A Vermont judge on Monday, April 14th, ordered President Trump not to remove pro-Palestinian activist, Columbia University student Mohsen Mahdawi from the United States or take him out of the state of Vermont. Mahdawi was arrested upon arriving for an interview for his U.S. citizenship petition.
The circumstance of Mahdawi, also Palestinian, are similar to those of activist Mahmoud Khalil, a Columbia student who was detained on March 8 and taken to a Louisiana detention facility for deportation. But a U.S. immigration judge in Louisiana ruled on Friday that Khalil can be deported.

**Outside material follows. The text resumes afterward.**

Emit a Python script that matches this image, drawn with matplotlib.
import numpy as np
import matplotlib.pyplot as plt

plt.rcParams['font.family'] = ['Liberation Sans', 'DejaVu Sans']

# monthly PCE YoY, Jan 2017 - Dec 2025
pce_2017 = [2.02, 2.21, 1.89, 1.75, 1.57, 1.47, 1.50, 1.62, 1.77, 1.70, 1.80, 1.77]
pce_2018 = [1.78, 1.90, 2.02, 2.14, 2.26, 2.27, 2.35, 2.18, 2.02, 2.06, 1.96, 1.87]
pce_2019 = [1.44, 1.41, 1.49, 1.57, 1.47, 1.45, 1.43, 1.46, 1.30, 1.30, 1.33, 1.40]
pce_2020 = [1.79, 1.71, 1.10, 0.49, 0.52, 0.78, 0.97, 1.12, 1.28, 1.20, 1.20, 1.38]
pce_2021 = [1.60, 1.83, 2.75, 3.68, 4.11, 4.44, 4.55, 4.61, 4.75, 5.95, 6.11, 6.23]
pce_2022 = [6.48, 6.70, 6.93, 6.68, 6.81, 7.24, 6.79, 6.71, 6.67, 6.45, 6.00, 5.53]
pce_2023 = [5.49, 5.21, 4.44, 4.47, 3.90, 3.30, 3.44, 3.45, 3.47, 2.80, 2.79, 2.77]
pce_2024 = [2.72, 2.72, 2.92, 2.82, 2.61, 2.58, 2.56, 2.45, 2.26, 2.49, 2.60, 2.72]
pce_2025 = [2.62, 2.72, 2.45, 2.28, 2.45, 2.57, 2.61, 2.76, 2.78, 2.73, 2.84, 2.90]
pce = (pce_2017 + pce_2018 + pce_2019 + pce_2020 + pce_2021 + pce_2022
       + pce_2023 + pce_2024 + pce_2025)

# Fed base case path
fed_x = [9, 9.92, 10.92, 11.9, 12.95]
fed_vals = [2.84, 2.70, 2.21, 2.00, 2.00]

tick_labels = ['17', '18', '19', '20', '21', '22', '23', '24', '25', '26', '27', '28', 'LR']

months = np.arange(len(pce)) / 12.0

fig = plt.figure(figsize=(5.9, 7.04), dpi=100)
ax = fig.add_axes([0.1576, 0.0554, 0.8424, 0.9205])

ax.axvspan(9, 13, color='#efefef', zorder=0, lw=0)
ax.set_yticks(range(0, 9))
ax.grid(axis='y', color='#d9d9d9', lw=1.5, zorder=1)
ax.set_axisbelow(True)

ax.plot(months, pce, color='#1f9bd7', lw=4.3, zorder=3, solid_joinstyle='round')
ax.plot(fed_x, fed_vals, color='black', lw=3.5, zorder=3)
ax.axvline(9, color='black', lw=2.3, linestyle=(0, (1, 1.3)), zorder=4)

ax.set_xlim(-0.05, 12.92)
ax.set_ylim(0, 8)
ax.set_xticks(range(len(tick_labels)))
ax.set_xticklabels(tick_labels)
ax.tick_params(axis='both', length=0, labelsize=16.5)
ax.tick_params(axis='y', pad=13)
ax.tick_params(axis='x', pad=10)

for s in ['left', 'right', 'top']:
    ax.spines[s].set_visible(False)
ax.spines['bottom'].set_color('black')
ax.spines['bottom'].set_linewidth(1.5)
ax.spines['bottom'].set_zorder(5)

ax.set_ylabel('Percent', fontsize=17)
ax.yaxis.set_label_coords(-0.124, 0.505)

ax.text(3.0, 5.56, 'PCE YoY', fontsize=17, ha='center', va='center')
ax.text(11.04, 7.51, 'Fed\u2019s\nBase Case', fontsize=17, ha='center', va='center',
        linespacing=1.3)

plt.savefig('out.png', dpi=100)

While critics on the Left in the U.S. and in the UK argue that the actions of the Trump administration against figures like Khalil are attacks on free speech rights protected by the U.S. constitution, the truth is that Khalil and his ilk have likely committed fraud in their visa applications in the first place. That form asks: “Have you ever, or do you intend, to provide financial assistance or other support to terrorists or terrorist organizations?” As the Pittsburgh Jewish Chronicle reminds, less than a year after arriving at Columbia on a student visa, Khalil was leading American undergraduates in actions in support of Hamas after the October 7 massacres. Khalil was involved in illegal occupations of buildings, served as the negotiator on behalf of the occupying students with the university, pressuring the administration to accommodate student demands based on their illegal activity, and helped organize an illegal encampment on the campus that denied access to “Zionist” students.